Objective
Write each line of the material exactly as given, from the top through the line that contains "plt.rcParams['font.family'] = ['Lato', 'DejaVu", and omit all pictures.
Begin Records for the task
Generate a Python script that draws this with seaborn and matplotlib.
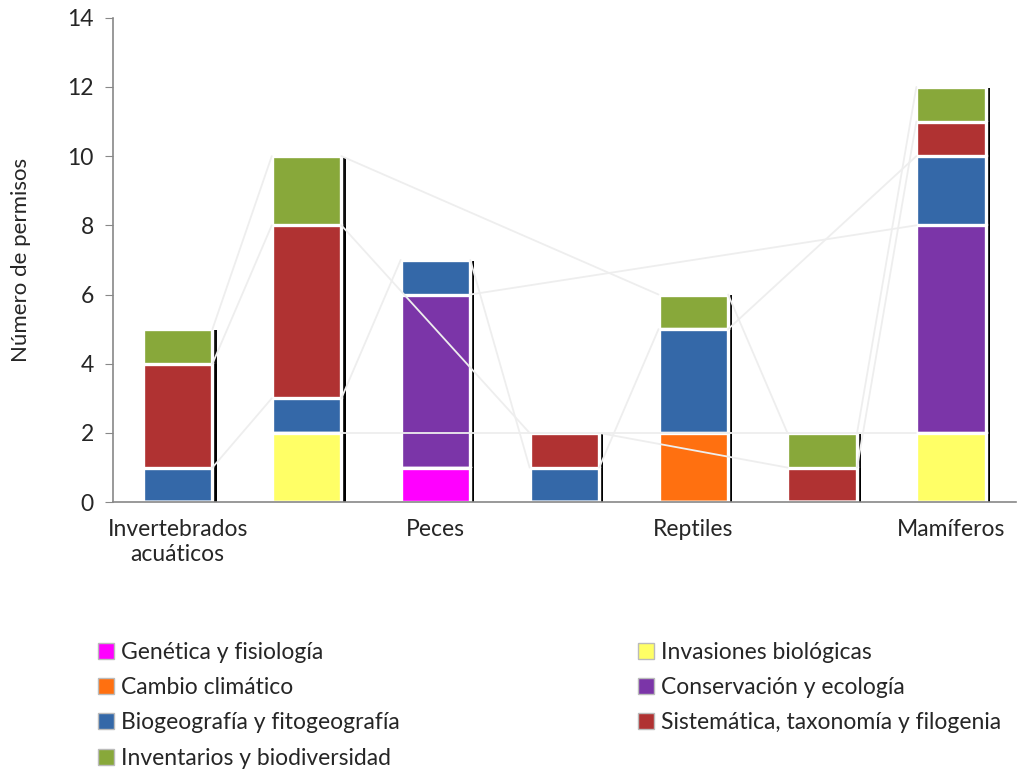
import numpy as np
import pandas as pd
import seaborn as sns
import matplotlib.pyplot as plt
import matplotlib.patheffects as pe
from matplotlib.patches import Patch

# categorias (solo se ven algunas etiquetas en el eje)
categorias = ["Invertebrados acuáticos", "Invertebrados terrestres", "Peces",
              "Anfibios", "Reptiles", "Aves", "Mamíferos"]
etiquetas_x = ["Invertebrados\nacuáticos", "", "Peces", "", "Reptiles", "", "Mamíferos"]

series = ["Genética y fisiología", "Invasiones biológicas", "Cambio climático",
          "Conservación y ecología", "Biogeografía y fitogeografía",
          "Sistemática, taxonomía y filogenia", "Inventarios y biodiversidad"]

genetica     = [0, 0, 1, 0, 0, 0, 0]
invasiones   = [0, 2, 0, 0, 0, 0, 2]
cambio       = [0, 0, 0, 0, 2, 0, 0]
conservacion = [0, 0, 5, 0, 0, 0, 6]
biogeografia = [1, 1, 1, 1, 3, 0, 2]
sistematica  = [3, 5, 0, 1, 0, 1, 1]
inventarios  = [1, 2, 0, 0, 1, 1, 1]

colores = ["#FF00FF", "#FFFF66", "#FF7010", "#7B35A8", "#3468A8", "#B03232", "#88A83A"]

valores = np.array([genetica, invasiones, cambio, conservacion,
                    biogeografia, sistematica, inventarios], dtype=float)
acumulado = np.cumsum(valores, axis=0)

filas = []
for s, nombre in enumerate(series):
    for c, cat in enumerate(categorias):
        filas.append({"serie": nombre, "categoria": cat, "valor": valores[s, c],
                      "tope": acumulado[s, c]})
df = pd.DataFrame(filas)

sns.set_style("white")
plt.rcParams['font.family'] = ['Lato', 'DejaVu Sans']

fig = plt.figure(figsize=(10.29, 7.69), dpi=100)
ax = fig.add_axes([0.110, 0.347, 0.877, 0.630])

ancho = 0.54
sombra = [pe.SimplePatchShadow(offset=(3, -0.5), shadow_rgbFace="black", alpha=0.95),
          pe.Normal()]

# barras apiladas: se dibuja de arriba hacia abajo, cada capa tapa la anterior
for s in range(len(series) - 1, -1, -1):
    sub = df[df["serie"] == series[s]]
    sns.barplot(data=sub, x="categoria", y="tope", order=categorias, color=colores[s],
                width=ancho, saturation=1, edgecolor="white", linewidth=2.4,
                errorbar=None, ax=ax)
for p in ax.patches:
    p.set_path_effects(sombra)

# lineas de serie (muy tenues)
for s in range(len(series)):
    presentes = [c for c in range(len(categorias)) if valores[s, c] > 0]
    for a, b in zip(presentes[:-1], presentes[1:]):
        ax.plot([a + ancho / 2, b - ancho / 2], [acumulado[s, a], acumulado[s, b]],
                color="#eeeeee", lw=1.3, zorder=5)

ax.set_xlim(-0.5, len(categorias) - 0.5)
ax.set_ylim(0, 14)
ax.set_yticks(range(0, 15, 2))
ax.set_xticks(range(len(categorias)))
ax.set_xticklabels(etiquetas_x, fontsize=16.5, linespacing=1.25)
ax.tick_params(axis="y", labelsize=16.5, length=6, color="#888888", direction="out",
               left=True, pad=8)
ax.tick_params(axis="x", length=0, pad=12)
ax.set_xlabel("")
ax.set_ylabel("Número de permisos", fontsize=16, labelpad=26)
for lado in ["top", "right"]:
    ax.spines[lado].set_visible(False)
for lado in ["left", "bottom"]:
    ax.spines[lado].set_color("#888888")
    ax.spines[lado].set_linewidth(1.2)

# leyenda en dos columnas (orden por columnas)
orden = [0, 2, 4, 6, 1, 3, 5]
handles = [Patch(facecolor=colores[i], edgecolor="#bbbbbb", label=series[i]) for i in orden]
fig.legend(handles=handles, loc="upper left", bbox_to_anchor=(0.075, 0.192), ncol=2,
           frameon=False, fontsize=16.5, handlelength=0.7, handleheight=0.7,
           handletextpad=0.3, labelspacing=0.62, columnspacing=10.4)

fig.savefig("out.png", dpi=100)
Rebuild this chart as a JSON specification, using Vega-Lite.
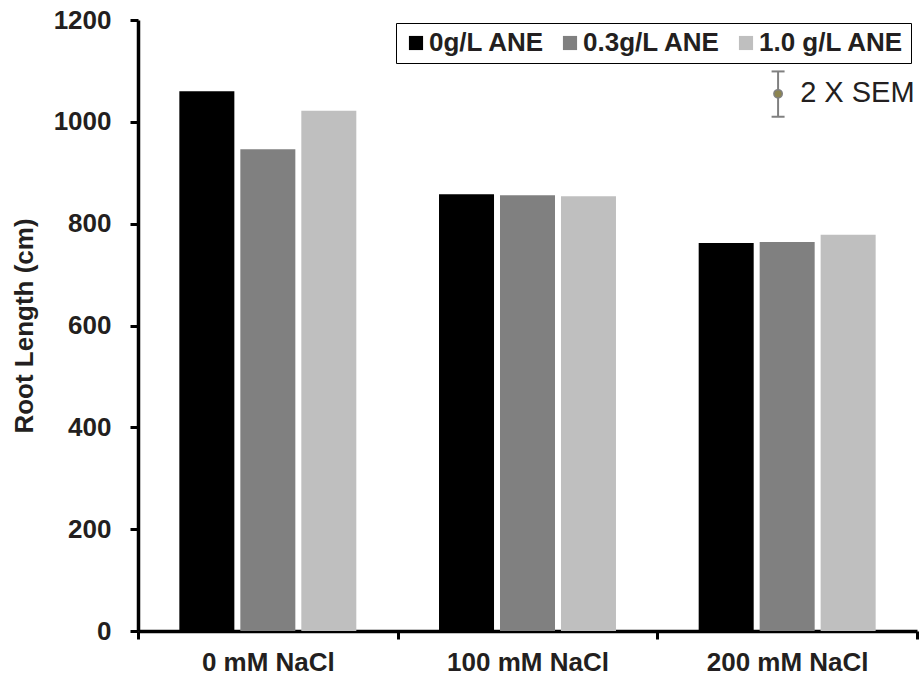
{
  "$schema": "https://vega.github.io/schema/vega-lite/v6.json",
  "width": 779,
  "height": 611,
  "autosize": {"type": "none"},
  "padding": {"left": 138, "top": 20, "right": 2, "bottom": 46},
  "background": "white",
  "config": {
    "font": "Liberation Sans",
    "view": {"stroke": null},
    "axis": {
      "grid": false,
      "domainColor": "#000000",
      "domainWidth": 3.5,
      "tickColor": "#000000",
      "tickWidth": 3,
      "tickSize": 8,
      "labelFont": "Liberation Sans",
      "labelFontSize": 26,
      "labelFontWeight": "bold",
      "labelColor": "#231f20",
      "titleFont": "Liberation Sans",
      "titleFontSize": 26,
      "titleFontWeight": "bold",
      "titleColor": "#231f20"
    }
  },
  "layer": [
    {
      "data": {
        "values": [
          {"salt": "0 mM NaCl", "ane": "0g/L ANE", "length": 1060},
          {"salt": "0 mM NaCl", "ane": "0.3g/L ANE", "length": 946},
          {"salt": "0 mM NaCl", "ane": "1.0 g/L ANE", "length": 1022},
          {"salt": "100 mM NaCl", "ane": "0g/L ANE", "length": 858},
          {"salt": "100 mM NaCl", "ane": "0.3g/L ANE", "length": 856},
          {"salt": "100 mM NaCl", "ane": "1.0 g/L ANE", "length": 854},
          {"salt": "200 mM NaCl", "ane": "0g/L ANE", "length": 762},
          {"salt": "200 mM NaCl", "ane": "0.3g/L ANE", "length": 764},
          {"salt": "200 mM NaCl", "ane": "1.0 g/L ANE", "length": 778}
        ]
      },
      "mark": {"type": "bar"},
      "encoding": {
        "x": {
          "field": "salt",
          "type": "nominal",
          "sort": ["0 mM NaCl", "100 mM NaCl", "200 mM NaCl"],
          "scale": {"paddingInner": 0, "paddingOuter": 0},
          "title": null,
          "axis": {"labelAngle": 0, "tickBand": "extent", "labelPadding": 10}
        },
        "xOffset": {
          "field": "ane",
          "type": "nominal",
          "sort": ["0g/L ANE", "0.3g/L ANE", "1.0 g/L ANE"],
          "scale": {"paddingInner": 0.098, "paddingOuter": 0.678}
        },
        "y": {
          "field": "length",
          "type": "quantitative",
          "scale": {"domain": [0, 1200], "nice": false},
          "title": "Root Length (cm)",
          "axis": {"values": [0, 200, 400, 600, 800, 1000, 1200], "format": "d", "labelPadding": 19, "titlePadding": 16}
        },
        "color": {
          "field": "ane",
          "type": "nominal",
          "sort": ["0g/L ANE", "0.3g/L ANE", "1.0 g/L ANE"],
          "scale": {"domain": ["0g/L ANE", "0.3g/L ANE", "1.0 g/L ANE"], "range": ["#000000", "#808080", "#bfbfbf"]},
          "legend": {
            "title": null,
            "orient": "none",
            "legendX": 258,
            "legendY": 3,
            "direction": "horizontal",
            "symbolType": "square",
            "symbolSize": 200,
            "symbolStrokeWidth": 0,
            "labelFont": "Liberation Sans",
            "labelFontSize": 26,
            "labelFontWeight": "bold",
            "labelColor": "#231f20",
            "labelOffset": 0,
            "columnPadding": 12,
            "padding": 7,
            "strokeColor": "#000000",
            "fillColor": "white"
          }
        }
      }
    },
    {
      "data": {"values": [{"salt": "200 mM NaCl", "lo": 1010, "hi": 1099}]},
      "mark": {"type": "rule", "color": "#808080", "strokeWidth": 2},
      "encoding": {
        "x": {"field": "salt", "type": "nominal", "bandPosition": 0.465},
        "y": {"field": "lo", "type": "quantitative"},
        "y2": {"field": "hi"}
      }
    },
    {
      "data": {"values": [{"salt": "200 mM NaCl", "v": 1010}, {"salt": "200 mM NaCl", "v": 1099}]},
      "mark": {"type": "point", "shape": "stroke", "size": 169, "filled": false, "stroke": "#808080", "strokeWidth": 2, "opacity": 1},
      "encoding": {
        "x": {"field": "salt", "type": "nominal", "bandPosition": 0.465},
        "y": {"field": "v", "type": "quantitative"}
      }
    },
    {
      "data": {"values": [{"salt": "200 mM NaCl", "v": 1055}]},
      "mark": {"type": "point", "shape": "circle", "size": 70, "filled": true, "fill": "#8c8450", "stroke": "#808080", "strokeWidth": 1.5, "opacity": 1},
      "encoding": {
        "x": {"field": "salt", "type": "nominal", "bandPosition": 0.465},
        "y": {"field": "v", "type": "quantitative"}
      }
    },
    {
      "data": {"values": [{"salt": "200 mM NaCl", "v": 1056, "label": "2 X SEM"}]},
      "mark": {"type": "text", "align": "left", "baseline": "middle", "fontSize": 29, "font": "Liberation Sans", "color": "#231f20"},
      "encoding": {
        "x": {"field": "salt", "type": "nominal", "bandPosition": 0.55},
        "y": {"field": "v", "type": "quantitative"},
        "text": {"field": "label"}
      }
    }
  ]
}
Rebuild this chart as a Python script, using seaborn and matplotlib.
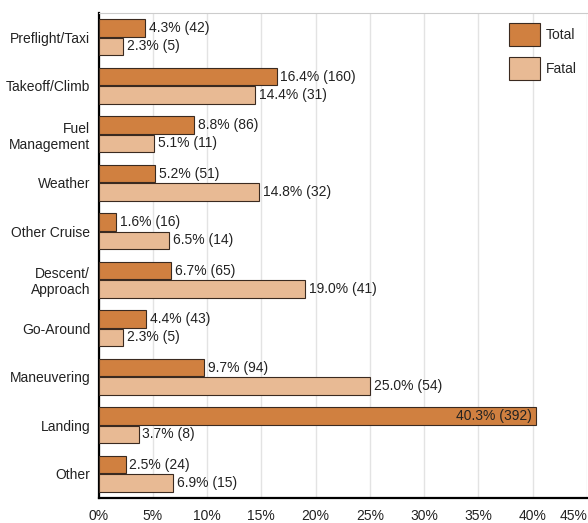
import matplotlib
matplotlib.use("Agg")
import matplotlib.pyplot as plt
import seaborn as sns
import pandas as pd
from matplotlib.patches import Patch

categories = ["Preflight/Taxi", "Takeoff/Climb", "Fuel\nManagement", "Weather",
              "Other Cruise", "Descent/\nApproach", "Go-Around", "Maneuvering",
              "Landing", "Other"]
total_pct = [4.3, 16.4, 8.8, 5.2, 1.6, 6.7, 4.4, 9.7, 40.3, 2.5]
total_n = [42, 160, 86, 51, 16, 65, 43, 94, 392, 24]
fatal_pct = [2.3, 14.4, 5.1, 14.8, 6.5, 19.0, 2.3, 25.0, 3.7, 6.9]
fatal_n = [5, 31, 11, 32, 14, 41, 5, 54, 8, 15]
series = ["Total", "Fatal"]
xticks = [0, 5, 10, 15, 20, 25, 30, 35, 40, 45]
xtick_labels = ["0%", "5%", "10%", "15%", "20%", "25%", "30%", "35%", "40%", "45%"]

colors = {"Total": "#D08040", "Fatal": "#E8BA94"}

rows = []
for c, tp, tn, fp, fn in zip(categories, total_pct, total_n, fatal_pct, fatal_n):
    rows.append({"cat": c, "series": "Total", "pct": tp, "n": tn})
    rows.append({"cat": c, "series": "Fatal", "pct": fp, "n": fn})
df = pd.DataFrame(rows)

sns.set_theme(style="white")
plt.rcParams["font.family"] = ["Liberation Sans", "DejaVu Sans"]

fig = plt.figure(figsize=(5.88, 5.23), dpi=100)
ax = fig.add_axes([98.5 / 588, 1 - 498 / 523, (587 - 98.5) / 588, (498 - 13) / 523])

sns.barplot(data=df, y="cat", x="pct", hue="series", order=categories,
            hue_order=series, palette=colors, saturation=1, orient="h",
            width=0.76, gap=0.07, edgecolor="#3a2a20", linewidth=0.8,
            legend=False, ax=ax, zorder=3)

ax.set_xlim(0, 45)
ax.set_xticks(xticks)
ax.set_xticklabels(xtick_labels, fontsize=10, color="#222222")
ax.get_xticklabels()[-1].set_ha("right")
ax.get_xticklabels()[-1].set_x(45)
ax.tick_params(axis="x", length=0, pad=8)
ax.tick_params(axis="y", length=0, pad=6, labelsize=10, labelcolor="#222222")
ax.set_xlabel("")
ax.set_ylabel("")
ax.grid(axis="x", color="#e3e3e3", linewidth=1, zorder=0)
ax.set_axisbelow(True)

for s in ["left", "bottom"]:
    ax.spines[s].set_color("black")
    ax.spines[s].set_linewidth(1.6)
ax.spines["top"].set_color("#cccccc")
ax.spines["top"].set_linewidth(0.8)
ax.spines["right"].set_visible(False)

# value labels
for container, s in zip(ax.containers, series):
    sub = df[df["series"] == s].set_index("cat").loc[categories]
    for bar, p, n in zip(container, sub["pct"], sub["n"]):
        txt = f"{p:.1f}% ({n})"
        y = bar.get_y() + bar.get_height() / 2
        if p > 35:
            ax.text(p - 0.35, y, txt, ha="right", va="center", fontsize=10,
                    color="#222222", zorder=5)
        else:
            ax.text(p + 0.35, y, txt, ha="left", va="center", fontsize=10,
                    color="#222222", zorder=5)

handles = [Patch(facecolor=colors[s], edgecolor="#3a2a20", linewidth=0.8, label=s)
           for s in series]
ax.legend(handles=handles, loc="upper left", bbox_to_anchor=(509 / 588, 1 - 23 / 523),
          bbox_transform=fig.transFigure, frameon=False, fontsize=10,
          handlelength=2.2, handleheight=2.2, labelspacing=0.75, handletextpad=0.45,
          borderpad=0, borderaxespad=0)

fig.savefig("out.png", dpi=100)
End Records for the task
The result
Generate a Python script that draws this with seaborn and matplotlib.
import numpy as np
import pandas as pd
import seaborn as sns
import matplotlib.pyplot as plt
import matplotlib.patheffects as pe
from matplotlib.patches import Patch

# categorias (solo se ven algunas etiquetas en el eje)
categorias = ["Invertebrados acuáticos", "Invertebrados terrestres", "Peces",
              "Anfibios", "Reptiles", "Aves", "Mamíferos"]
etiquetas_x = ["Invertebrados\nacuáticos", "", "Peces", "", "Reptiles", "", "Mamíferos"]

series = ["Genética y fisiología", "Invasiones biológicas", "Cambio climático",
          "Conservación y ecología", "Biogeografía y fitogeografía",
          "Sistemática, taxonomía y filogenia", "Inventarios y biodiversidad"]

genetica     = [0, 0, 1, 0, 0, 0, 0]
invasiones   = [0, 2, 0, 0, 0, 0, 2]
cambio       = [0, 0, 0, 0, 2, 0, 0]
conservacion = [0, 0, 5, 0, 0, 0, 6]
biogeografia = [1, 1, 1, 1, 3, 0, 2]
sistematica  = [3, 5, 0, 1, 0, 1, 1]
inventarios  = [1, 2, 0, 0, 1, 1, 1]

colores = ["#FF00FF", "#FFFF66", "#FF7010", "#7B35A8", "#3468A8", "#B03232", "#88A83A"]

valores = np.array([genetica, invasiones, cambio, conservacion,
                    biogeografia, sistematica, inventarios], dtype=float)
acumulado = np.cumsum(valores, axis=0)

filas = []
for s, nombre in enumerate(series):
    for c, cat in enumerate(categorias):
        filas.append({"serie": nombre, "categoria": cat, "valor": valores[s, c],
                      "tope": acumulado[s, c]})
df = pd.DataFrame(filas)

sns.set_style("white")
plt.rcParams['font.family'] = ['Lato', 'DejaVu Sans']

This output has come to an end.